What is required
Carry none of the pictures over; set down the material below exactly.

* Begin *

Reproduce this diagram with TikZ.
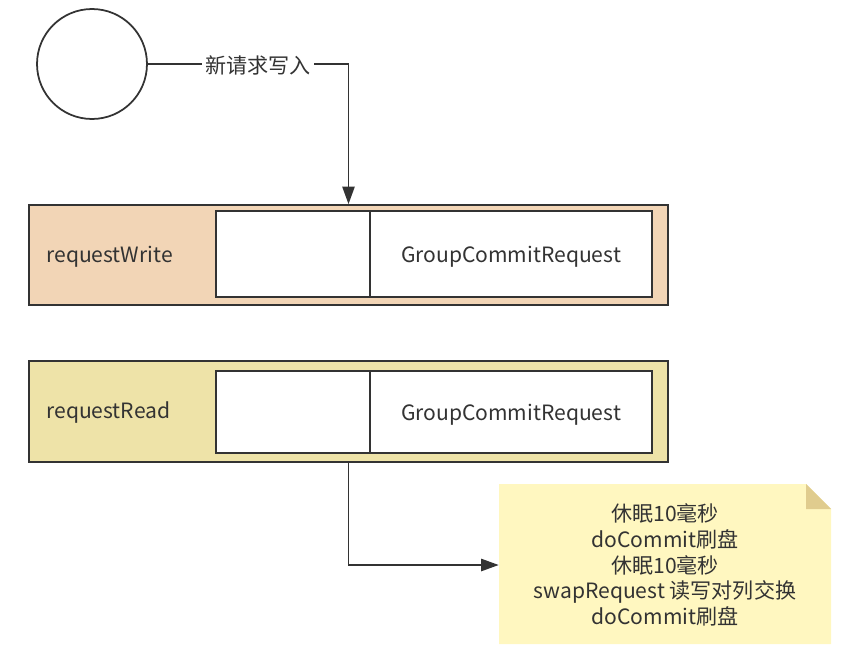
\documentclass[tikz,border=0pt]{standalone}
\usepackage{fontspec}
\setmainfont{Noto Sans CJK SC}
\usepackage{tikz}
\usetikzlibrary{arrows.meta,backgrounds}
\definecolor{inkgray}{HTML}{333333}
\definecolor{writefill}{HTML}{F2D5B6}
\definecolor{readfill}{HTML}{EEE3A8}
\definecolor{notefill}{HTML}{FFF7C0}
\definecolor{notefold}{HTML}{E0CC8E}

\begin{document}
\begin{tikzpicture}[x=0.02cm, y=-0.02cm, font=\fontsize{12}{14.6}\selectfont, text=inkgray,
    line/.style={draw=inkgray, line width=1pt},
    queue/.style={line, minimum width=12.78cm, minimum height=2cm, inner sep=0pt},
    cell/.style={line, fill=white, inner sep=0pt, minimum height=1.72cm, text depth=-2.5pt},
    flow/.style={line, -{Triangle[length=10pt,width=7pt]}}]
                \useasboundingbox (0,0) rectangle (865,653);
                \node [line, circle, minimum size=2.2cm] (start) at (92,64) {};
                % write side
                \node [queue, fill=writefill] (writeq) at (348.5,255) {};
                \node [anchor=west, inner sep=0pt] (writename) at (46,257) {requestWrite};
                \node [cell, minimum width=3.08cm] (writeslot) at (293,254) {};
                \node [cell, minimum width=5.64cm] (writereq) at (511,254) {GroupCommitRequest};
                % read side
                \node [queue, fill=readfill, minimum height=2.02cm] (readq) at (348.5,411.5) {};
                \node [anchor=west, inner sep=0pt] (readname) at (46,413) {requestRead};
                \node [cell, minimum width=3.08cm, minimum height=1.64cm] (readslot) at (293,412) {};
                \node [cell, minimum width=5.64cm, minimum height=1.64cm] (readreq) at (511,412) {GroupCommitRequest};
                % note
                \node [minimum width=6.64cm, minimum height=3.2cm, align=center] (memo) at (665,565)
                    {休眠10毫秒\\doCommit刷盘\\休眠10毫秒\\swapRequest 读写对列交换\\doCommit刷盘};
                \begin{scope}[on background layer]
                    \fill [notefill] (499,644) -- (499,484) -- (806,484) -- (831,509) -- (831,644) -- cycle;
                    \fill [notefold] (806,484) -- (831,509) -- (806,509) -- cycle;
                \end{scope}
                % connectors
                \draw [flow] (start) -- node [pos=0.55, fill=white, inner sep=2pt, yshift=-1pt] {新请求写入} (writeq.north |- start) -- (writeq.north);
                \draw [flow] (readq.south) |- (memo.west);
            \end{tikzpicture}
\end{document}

* End *

Result of this task
Reproduce this diagram with TikZ.
\documentclass[tikz,border=0pt]{standalone}
\usepackage{fontspec}
\setmainfont{Noto Sans CJK SC}
\usepackage{tikz}
\usetikzlibrary{arrows.meta,backgrounds}
\definecolor{inkgray}{HTML}{333333}
\definecolor{writefill}{HTML}{F2D5B6}
\definecolor{readfill}{HTML}{EEE3A8}
\definecolor{notefill}{HTML}{FFF7C0}
\definecolor{notefold}{HTML}{E0CC8E}

\begin{document}
\begin{tikzpicture}[x=0.02cm, y=-0.02cm, font=\fontsize{12}{14.6}\selectfont, text=inkgray,
    line/.style={draw=inkgray, line width=1pt},
    queue/.style={line, minimum width=12.78cm, minimum height=2cm, inner sep=0pt},
    cell/.style={line, fill=white, inner sep=0pt, minimum height=1.72cm, text depth=-2.5pt},
    flow/.style={line, -{Triangle[length=10pt,width=7pt]}}]
                \useasboundingbox (0,0) rectangle (865,653);
                \node [line, circle, minimum size=2.2cm] (start) at (92,64) {};
                % write side
                \node [queue, fill=writefill] (writeq) at (348.5,255) {};
                \node [anchor=west, inner sep=0pt] (writename) at (46,257) {requestWrite};
                \node [cell, minimum width=3.08cm] (writeslot) at (293,254) {};
                \node [cell, minimum width=5.64cm] (writereq) at (511,254) {GroupCommitRequest};
                % read side
                \node [queue, fill=readfill, minimum height=2.02cm] (readq) at (348.5,411.5) {};
                \node [anchor=west, inner sep=0pt] (readname) at (46,413) {requestRead};
                \node [cell, minimum width=3.08cm, minimum height=1.64cm] (readslot) at (293,412) {};
                \node [cell, minimum width=5.64cm, minimum height=1.64cm] (readreq) at (511,412) {GroupCommitRequest};
                % note
                \node [minimum width=6.64cm, minimum height=3.2cm, align=center] (memo) at (665,565)
                    {休眠10毫秒\\doCommit刷盘\\休眠10毫秒\\swapRequest 读写对列交换\\doCommit刷盘};
                \begin{scope}[on background layer]
                    \fill [notefill] (499,644) -- (499,484) -- (806,484) -- (831,509) -- (831,644) -- cycle;
                    \fill [notefold] (806,484) -- (831,509) -- (806,509) -- cycle;
                \end{scope}
                % connectors
                \draw [flow] (start) -- node [pos=0.55, fill=white, inner sep=2pt, yshift=-1pt] {新请求写入} (writeq.north |- start) -- (writeq.north);
                \draw [flow] (readq.south) |- (memo.west);
            \end{tikzpicture}
\end{document}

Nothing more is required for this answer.